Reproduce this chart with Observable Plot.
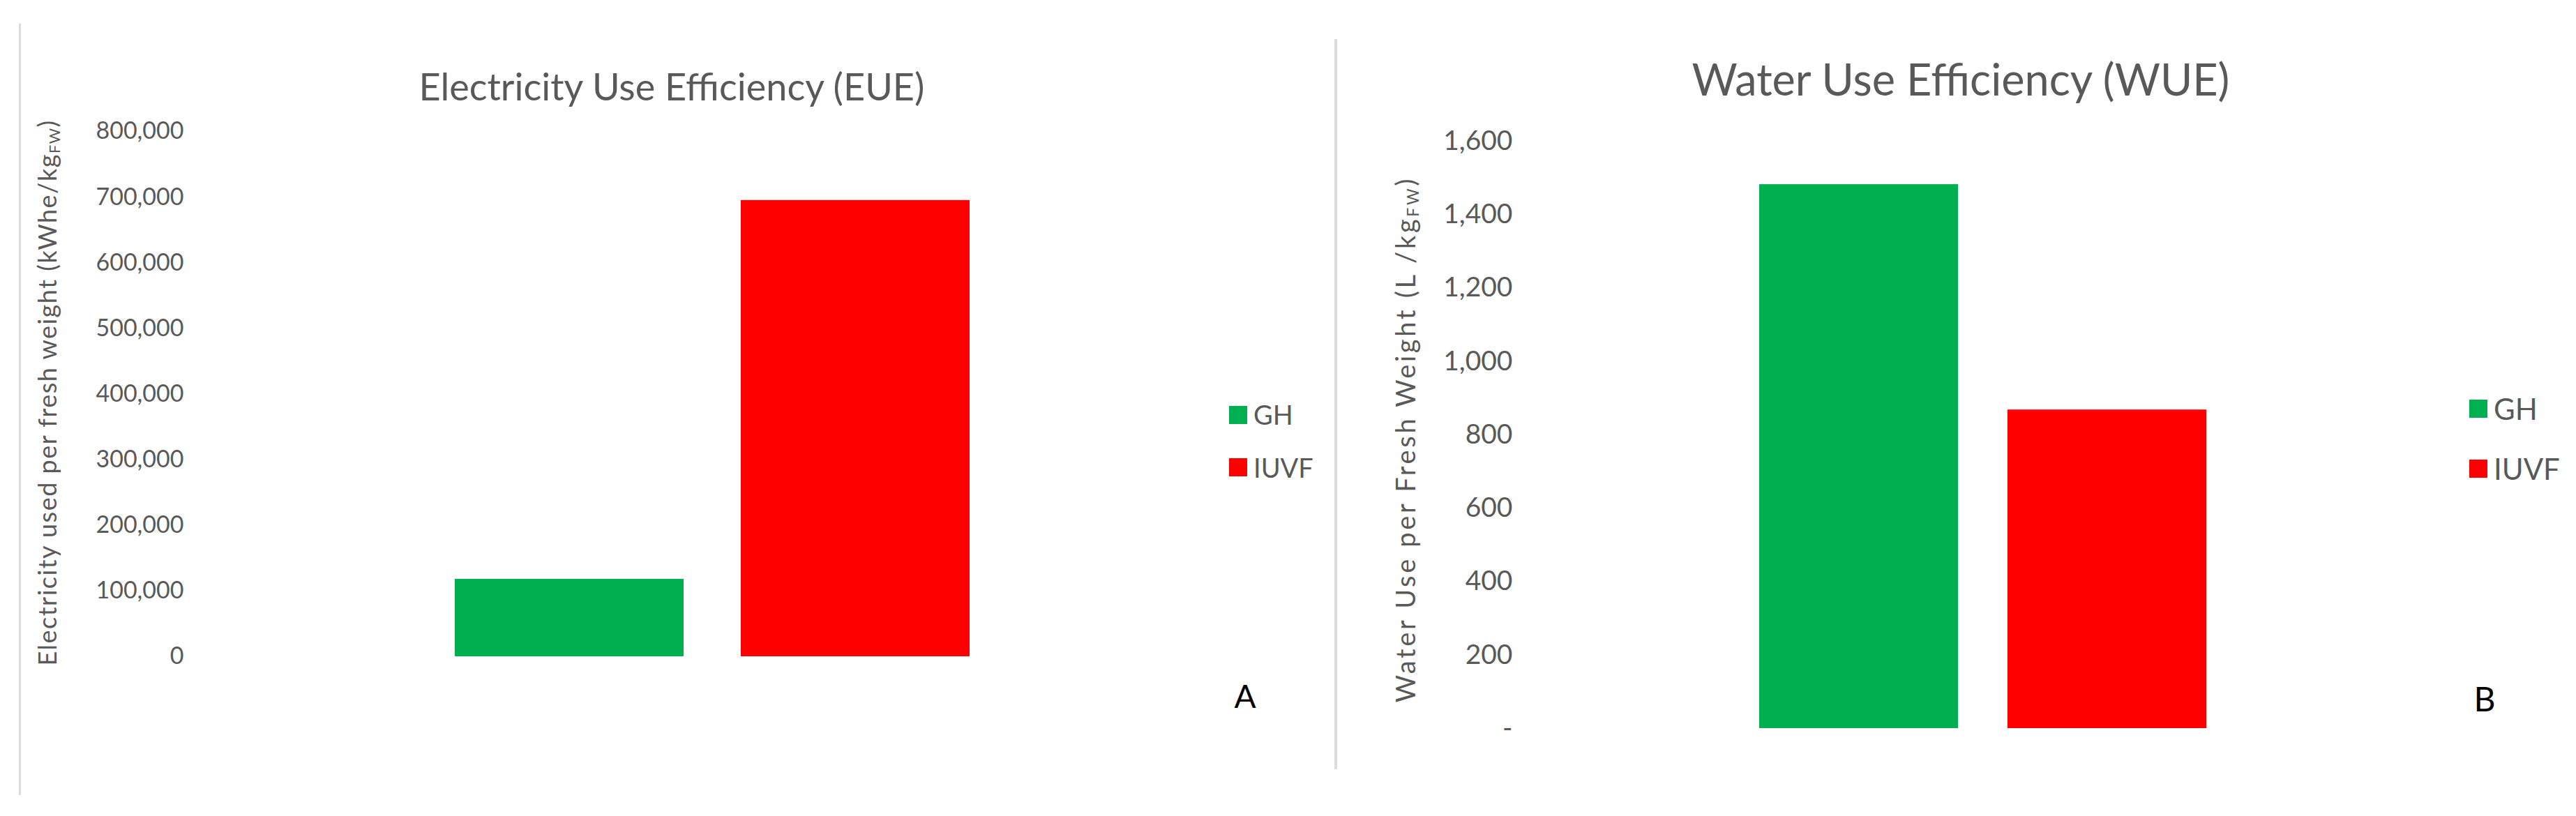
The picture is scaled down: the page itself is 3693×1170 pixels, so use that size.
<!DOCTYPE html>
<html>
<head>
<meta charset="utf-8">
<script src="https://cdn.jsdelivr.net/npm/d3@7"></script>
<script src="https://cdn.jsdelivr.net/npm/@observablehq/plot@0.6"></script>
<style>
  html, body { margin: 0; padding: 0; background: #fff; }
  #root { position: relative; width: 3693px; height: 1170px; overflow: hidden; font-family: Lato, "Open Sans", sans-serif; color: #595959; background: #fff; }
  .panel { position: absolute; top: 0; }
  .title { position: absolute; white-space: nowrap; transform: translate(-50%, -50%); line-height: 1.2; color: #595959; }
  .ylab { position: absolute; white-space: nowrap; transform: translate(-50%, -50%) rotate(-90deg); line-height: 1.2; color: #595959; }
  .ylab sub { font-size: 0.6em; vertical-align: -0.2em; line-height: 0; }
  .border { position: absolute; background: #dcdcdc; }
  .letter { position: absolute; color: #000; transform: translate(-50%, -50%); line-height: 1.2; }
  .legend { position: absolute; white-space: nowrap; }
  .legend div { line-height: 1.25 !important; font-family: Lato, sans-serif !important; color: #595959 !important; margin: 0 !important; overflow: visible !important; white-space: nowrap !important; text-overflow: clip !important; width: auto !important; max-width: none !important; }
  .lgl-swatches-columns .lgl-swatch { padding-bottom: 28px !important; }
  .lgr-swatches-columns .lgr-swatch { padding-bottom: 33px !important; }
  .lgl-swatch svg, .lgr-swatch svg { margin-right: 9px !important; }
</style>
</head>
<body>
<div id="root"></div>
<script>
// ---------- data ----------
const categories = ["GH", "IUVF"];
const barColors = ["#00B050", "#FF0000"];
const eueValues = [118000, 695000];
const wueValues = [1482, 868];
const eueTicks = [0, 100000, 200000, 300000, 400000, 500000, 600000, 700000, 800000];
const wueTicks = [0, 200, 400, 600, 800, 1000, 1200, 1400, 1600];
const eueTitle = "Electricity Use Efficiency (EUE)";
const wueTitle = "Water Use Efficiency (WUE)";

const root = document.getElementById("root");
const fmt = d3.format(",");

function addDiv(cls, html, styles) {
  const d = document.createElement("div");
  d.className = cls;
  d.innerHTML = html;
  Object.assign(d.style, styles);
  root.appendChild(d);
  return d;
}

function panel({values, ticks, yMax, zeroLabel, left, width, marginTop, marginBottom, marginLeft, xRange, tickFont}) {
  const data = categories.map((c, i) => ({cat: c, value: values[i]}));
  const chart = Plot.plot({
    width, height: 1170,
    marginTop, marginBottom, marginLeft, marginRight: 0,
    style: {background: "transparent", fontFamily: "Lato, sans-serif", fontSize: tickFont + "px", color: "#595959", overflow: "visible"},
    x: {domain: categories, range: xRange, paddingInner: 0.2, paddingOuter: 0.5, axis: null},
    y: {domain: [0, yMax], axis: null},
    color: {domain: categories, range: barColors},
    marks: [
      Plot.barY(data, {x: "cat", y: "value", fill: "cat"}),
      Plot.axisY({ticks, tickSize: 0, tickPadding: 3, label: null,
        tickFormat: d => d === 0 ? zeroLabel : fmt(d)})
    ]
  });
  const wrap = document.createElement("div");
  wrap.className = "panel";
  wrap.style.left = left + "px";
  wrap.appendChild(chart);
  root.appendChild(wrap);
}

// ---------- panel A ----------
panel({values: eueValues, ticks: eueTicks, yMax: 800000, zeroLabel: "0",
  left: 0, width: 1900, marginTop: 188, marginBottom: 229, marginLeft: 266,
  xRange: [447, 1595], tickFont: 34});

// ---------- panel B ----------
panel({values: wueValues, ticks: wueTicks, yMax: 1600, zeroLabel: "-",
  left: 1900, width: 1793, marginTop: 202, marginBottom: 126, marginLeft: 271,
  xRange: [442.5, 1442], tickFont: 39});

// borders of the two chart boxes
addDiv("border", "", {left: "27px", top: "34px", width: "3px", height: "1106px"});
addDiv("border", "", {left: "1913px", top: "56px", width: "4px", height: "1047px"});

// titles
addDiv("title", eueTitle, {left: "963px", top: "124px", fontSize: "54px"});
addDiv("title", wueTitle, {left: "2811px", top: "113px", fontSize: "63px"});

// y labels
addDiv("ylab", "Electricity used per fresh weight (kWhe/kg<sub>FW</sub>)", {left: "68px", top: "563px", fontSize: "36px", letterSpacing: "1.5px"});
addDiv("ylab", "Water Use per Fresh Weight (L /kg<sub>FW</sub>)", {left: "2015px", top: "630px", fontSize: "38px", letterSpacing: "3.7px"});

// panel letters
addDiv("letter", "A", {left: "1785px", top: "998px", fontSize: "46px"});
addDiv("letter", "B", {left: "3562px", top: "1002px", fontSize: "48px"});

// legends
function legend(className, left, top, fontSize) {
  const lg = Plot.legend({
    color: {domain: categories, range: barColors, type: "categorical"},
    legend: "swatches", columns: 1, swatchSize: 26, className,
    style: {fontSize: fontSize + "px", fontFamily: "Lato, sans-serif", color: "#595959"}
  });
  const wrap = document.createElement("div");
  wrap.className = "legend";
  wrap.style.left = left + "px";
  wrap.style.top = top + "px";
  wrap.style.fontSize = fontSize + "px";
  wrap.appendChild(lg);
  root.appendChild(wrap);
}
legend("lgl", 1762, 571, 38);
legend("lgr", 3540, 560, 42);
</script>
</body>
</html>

· · · · · · ·

**WRITTEN TASK**
Track down every line of the material containing the string "chart", and copy it.

**SOLUTION TO THE PROBLEM**
Reproduce this chart with Observable Plot.
  const chart = Plot.plot({
  wrap.appendChild(chart);
// borders of the two chart boxes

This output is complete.